▶ _PROVIDED DATA_
>> START

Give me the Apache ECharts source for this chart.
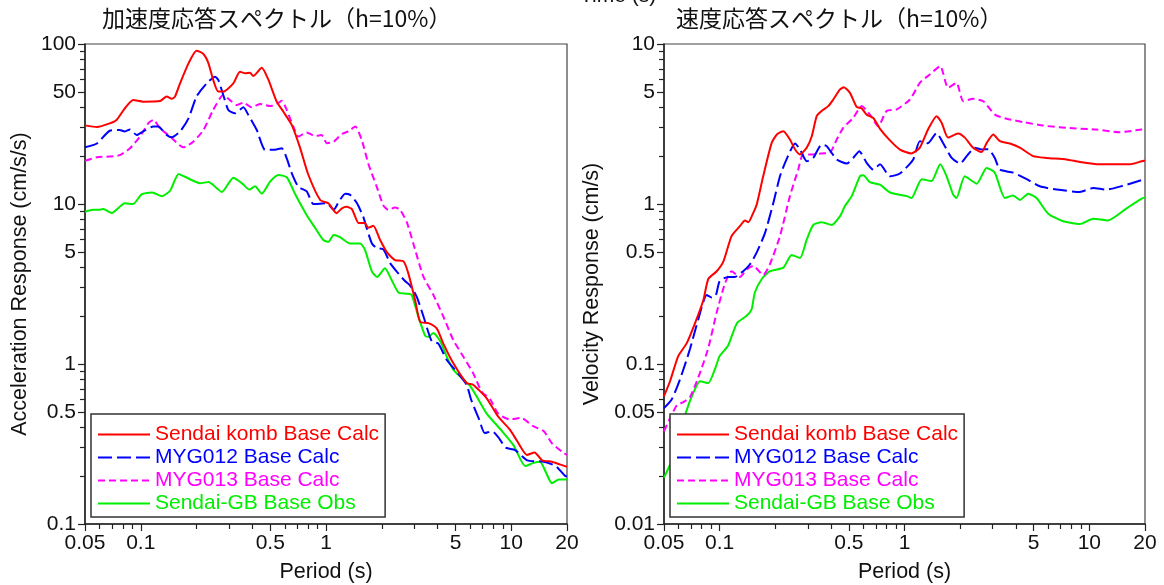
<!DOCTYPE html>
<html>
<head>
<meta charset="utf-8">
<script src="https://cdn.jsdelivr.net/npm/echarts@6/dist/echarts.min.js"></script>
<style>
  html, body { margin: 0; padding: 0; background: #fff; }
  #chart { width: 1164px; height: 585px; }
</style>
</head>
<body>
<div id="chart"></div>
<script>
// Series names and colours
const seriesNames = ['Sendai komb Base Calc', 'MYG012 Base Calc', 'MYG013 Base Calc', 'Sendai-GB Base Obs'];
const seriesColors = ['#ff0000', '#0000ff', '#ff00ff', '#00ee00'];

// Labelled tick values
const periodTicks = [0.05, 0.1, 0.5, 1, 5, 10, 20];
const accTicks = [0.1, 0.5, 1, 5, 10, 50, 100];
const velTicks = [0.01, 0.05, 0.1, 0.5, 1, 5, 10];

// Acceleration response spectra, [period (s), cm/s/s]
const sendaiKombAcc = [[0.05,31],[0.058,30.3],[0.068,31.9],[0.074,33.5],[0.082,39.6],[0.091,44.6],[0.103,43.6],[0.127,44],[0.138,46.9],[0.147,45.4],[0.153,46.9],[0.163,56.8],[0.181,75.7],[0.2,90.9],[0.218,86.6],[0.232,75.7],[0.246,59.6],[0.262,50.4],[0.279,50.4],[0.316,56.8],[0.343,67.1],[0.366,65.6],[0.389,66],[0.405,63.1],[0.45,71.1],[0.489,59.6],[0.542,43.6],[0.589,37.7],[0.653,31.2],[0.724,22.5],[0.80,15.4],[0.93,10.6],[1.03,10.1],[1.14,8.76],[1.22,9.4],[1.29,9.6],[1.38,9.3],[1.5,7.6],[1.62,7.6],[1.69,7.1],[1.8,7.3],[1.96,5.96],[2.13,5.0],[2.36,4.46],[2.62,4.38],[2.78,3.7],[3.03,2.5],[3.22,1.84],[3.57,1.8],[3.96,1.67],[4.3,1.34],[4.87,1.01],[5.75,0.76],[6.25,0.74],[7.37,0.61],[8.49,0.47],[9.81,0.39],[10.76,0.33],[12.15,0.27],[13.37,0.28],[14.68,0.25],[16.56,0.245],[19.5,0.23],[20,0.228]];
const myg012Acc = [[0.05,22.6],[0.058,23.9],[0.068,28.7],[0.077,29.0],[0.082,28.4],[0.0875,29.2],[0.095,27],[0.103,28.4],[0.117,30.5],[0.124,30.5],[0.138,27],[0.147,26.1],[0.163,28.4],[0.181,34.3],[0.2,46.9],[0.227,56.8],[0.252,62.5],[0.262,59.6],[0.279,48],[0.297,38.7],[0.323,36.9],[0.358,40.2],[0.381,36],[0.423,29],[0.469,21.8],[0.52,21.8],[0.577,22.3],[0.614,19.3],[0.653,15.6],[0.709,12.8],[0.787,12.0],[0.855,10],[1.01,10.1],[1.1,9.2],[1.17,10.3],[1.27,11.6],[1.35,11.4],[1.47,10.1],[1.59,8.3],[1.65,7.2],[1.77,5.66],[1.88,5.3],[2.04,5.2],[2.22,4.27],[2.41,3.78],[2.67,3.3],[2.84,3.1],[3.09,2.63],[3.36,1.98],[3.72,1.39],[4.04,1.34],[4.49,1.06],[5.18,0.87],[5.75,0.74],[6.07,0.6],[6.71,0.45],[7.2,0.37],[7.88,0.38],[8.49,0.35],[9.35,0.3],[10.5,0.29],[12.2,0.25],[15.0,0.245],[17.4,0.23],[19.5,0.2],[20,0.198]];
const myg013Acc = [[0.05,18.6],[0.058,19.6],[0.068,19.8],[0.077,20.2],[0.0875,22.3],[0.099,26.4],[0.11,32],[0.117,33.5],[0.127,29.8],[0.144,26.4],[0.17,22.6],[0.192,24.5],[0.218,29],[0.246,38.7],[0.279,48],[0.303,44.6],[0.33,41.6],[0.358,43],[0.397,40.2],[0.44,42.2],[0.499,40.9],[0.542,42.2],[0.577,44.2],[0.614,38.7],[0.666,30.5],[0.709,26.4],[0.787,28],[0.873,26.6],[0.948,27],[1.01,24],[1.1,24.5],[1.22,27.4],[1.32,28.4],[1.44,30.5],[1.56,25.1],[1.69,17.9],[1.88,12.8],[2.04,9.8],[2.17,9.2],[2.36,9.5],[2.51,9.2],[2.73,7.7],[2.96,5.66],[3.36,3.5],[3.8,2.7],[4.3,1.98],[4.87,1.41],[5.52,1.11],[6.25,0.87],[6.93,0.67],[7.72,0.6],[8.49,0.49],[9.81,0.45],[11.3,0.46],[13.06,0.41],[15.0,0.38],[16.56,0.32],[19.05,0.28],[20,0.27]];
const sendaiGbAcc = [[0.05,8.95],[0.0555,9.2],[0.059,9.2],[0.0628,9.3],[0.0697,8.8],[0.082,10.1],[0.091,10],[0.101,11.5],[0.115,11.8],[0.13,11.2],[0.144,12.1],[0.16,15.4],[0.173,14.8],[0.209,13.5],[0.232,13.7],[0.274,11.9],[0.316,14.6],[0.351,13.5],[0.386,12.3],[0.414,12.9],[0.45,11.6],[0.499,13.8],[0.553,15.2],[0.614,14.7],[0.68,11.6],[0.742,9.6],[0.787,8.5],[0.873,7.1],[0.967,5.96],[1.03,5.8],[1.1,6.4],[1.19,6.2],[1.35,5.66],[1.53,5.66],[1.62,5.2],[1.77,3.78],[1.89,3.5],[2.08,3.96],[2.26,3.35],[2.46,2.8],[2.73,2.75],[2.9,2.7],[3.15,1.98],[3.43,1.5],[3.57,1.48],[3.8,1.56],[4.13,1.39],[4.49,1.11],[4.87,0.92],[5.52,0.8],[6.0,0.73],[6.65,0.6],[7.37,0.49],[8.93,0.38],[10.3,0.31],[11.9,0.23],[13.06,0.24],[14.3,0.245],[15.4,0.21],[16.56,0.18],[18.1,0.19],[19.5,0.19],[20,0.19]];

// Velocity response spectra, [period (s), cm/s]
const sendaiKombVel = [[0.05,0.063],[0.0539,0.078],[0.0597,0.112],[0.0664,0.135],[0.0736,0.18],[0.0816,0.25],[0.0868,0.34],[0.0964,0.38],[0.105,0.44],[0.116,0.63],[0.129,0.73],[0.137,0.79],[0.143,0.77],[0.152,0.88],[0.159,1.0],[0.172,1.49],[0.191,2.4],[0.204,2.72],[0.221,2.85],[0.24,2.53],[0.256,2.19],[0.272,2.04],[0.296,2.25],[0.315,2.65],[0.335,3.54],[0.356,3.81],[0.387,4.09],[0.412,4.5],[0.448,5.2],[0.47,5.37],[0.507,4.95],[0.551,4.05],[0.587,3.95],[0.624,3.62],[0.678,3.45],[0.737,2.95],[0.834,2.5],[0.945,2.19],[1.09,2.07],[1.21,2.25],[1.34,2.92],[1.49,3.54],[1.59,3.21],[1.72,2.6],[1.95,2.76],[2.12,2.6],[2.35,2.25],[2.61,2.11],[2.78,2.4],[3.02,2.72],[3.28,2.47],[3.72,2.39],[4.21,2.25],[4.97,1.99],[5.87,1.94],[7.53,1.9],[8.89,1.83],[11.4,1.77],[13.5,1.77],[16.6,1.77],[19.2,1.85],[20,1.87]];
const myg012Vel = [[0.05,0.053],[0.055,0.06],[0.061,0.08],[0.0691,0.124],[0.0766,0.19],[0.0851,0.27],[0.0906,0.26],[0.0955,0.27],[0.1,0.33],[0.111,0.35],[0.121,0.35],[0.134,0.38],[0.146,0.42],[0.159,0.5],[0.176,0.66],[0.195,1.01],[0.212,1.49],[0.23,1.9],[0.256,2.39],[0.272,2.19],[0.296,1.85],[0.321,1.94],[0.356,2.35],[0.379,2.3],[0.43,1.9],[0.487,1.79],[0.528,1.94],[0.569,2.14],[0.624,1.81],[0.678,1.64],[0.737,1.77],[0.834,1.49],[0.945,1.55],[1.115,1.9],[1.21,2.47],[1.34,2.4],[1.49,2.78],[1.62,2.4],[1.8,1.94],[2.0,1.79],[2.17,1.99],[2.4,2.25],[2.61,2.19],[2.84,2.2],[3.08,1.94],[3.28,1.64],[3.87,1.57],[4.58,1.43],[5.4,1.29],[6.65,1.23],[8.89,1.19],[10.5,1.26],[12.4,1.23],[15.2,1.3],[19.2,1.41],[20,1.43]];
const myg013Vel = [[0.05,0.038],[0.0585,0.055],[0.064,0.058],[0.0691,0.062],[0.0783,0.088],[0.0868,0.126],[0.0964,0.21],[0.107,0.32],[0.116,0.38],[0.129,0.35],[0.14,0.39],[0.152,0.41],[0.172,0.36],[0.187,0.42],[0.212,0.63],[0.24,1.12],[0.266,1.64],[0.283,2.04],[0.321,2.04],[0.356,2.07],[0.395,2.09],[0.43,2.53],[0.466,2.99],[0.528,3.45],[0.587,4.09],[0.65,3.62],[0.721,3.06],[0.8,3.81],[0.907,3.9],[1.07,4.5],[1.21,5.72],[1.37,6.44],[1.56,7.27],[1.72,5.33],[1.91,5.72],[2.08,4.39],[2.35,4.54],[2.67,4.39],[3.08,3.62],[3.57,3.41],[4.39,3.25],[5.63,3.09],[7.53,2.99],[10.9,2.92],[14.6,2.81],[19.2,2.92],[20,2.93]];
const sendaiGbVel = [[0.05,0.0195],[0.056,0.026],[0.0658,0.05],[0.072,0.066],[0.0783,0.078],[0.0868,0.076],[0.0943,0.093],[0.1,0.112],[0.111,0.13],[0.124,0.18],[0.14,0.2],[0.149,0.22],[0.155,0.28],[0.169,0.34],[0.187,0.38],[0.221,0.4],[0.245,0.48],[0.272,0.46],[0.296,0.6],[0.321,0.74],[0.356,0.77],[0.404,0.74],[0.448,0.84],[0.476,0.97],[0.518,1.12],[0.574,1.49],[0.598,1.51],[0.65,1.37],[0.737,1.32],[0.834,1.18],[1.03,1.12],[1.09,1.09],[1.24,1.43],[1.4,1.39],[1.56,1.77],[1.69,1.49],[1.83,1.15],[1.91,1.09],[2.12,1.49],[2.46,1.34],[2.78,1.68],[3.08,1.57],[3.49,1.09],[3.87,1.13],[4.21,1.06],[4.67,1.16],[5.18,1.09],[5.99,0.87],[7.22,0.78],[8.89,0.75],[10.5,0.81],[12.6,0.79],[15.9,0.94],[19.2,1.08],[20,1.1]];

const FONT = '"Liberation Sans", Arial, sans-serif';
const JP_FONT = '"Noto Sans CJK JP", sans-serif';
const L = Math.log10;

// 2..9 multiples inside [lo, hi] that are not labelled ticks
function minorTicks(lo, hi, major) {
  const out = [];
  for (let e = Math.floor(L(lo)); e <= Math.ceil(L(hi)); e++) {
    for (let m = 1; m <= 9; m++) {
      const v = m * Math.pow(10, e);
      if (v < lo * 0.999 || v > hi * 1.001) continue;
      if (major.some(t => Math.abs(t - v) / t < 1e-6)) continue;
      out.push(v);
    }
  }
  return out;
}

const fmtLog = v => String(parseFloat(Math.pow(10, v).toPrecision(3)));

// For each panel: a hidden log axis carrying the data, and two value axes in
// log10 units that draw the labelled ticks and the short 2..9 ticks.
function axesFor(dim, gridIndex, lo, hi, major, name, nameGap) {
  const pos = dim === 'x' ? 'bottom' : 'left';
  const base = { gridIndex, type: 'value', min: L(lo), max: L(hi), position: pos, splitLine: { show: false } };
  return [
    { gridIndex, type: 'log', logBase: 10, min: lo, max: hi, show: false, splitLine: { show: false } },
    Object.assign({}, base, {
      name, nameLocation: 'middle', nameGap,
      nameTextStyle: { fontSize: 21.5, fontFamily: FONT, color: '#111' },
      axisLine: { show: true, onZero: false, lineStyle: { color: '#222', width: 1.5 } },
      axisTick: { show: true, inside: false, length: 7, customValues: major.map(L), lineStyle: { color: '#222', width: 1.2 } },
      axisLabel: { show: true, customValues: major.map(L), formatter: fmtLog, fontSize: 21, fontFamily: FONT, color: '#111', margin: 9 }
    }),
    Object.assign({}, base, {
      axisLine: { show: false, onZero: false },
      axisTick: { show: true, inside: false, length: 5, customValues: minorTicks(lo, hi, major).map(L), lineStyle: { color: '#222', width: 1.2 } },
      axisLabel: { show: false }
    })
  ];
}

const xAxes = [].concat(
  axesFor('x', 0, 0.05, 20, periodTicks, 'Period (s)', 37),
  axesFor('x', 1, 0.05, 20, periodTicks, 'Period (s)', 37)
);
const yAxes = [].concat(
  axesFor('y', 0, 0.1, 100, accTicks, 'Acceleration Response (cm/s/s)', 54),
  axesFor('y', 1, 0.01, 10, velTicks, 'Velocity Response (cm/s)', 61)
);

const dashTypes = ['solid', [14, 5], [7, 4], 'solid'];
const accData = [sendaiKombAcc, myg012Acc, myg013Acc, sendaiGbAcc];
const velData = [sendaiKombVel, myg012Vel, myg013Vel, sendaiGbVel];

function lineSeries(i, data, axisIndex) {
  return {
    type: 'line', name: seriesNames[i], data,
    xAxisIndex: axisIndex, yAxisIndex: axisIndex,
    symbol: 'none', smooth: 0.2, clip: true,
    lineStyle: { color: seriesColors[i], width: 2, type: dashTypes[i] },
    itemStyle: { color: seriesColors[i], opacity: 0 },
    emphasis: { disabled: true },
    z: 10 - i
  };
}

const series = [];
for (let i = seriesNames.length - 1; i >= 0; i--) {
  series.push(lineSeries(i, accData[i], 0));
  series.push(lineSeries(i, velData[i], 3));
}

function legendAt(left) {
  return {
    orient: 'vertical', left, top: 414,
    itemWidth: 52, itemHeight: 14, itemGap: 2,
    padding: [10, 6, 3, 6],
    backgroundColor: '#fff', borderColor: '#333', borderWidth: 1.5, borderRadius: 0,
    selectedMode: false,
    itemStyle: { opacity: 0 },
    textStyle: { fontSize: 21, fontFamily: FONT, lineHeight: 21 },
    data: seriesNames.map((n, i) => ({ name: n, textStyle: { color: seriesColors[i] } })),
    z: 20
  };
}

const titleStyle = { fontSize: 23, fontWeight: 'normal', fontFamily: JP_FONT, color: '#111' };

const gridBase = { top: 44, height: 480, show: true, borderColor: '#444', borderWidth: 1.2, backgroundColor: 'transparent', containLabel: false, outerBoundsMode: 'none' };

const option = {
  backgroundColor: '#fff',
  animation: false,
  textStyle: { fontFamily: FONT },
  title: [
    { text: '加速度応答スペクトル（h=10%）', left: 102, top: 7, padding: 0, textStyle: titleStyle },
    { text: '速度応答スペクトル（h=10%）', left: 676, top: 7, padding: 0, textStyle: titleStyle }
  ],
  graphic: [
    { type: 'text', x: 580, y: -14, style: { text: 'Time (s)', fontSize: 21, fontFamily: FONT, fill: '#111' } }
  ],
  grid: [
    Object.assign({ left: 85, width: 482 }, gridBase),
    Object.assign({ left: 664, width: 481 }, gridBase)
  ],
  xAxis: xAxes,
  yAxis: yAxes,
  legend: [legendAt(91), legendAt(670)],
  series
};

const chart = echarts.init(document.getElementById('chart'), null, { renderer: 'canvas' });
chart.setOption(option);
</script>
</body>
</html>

>> END

▶ _SHORT PROBLEM_
Give again, exactly, the lines from the start of the data through the one holding "['#ff0000', '#0000ff', '#ff00ff', '#00ee00'];"; omit the pictures.

▶ _TASK ANSWER_
Give me the Apache ECharts source for this chart.
<!DOCTYPE html>
<html>
<head>
<meta charset="utf-8">
<script src="https://cdn.jsdelivr.net/npm/echarts@6/dist/echarts.min.js"></script>
<style>
  html, body { margin: 0; padding: 0; background: #fff; }
  #chart { width: 1164px; height: 585px; }
</style>
</head>
<body>
<div id="chart"></div>
<script>
// Series names and colours
const seriesNames = ['Sendai komb Base Calc', 'MYG012 Base Calc', 'MYG013 Base Calc', 'Sendai-GB Base Obs'];
const seriesColors = ['#ff0000', '#0000ff', '#ff00ff', '#00ee00'];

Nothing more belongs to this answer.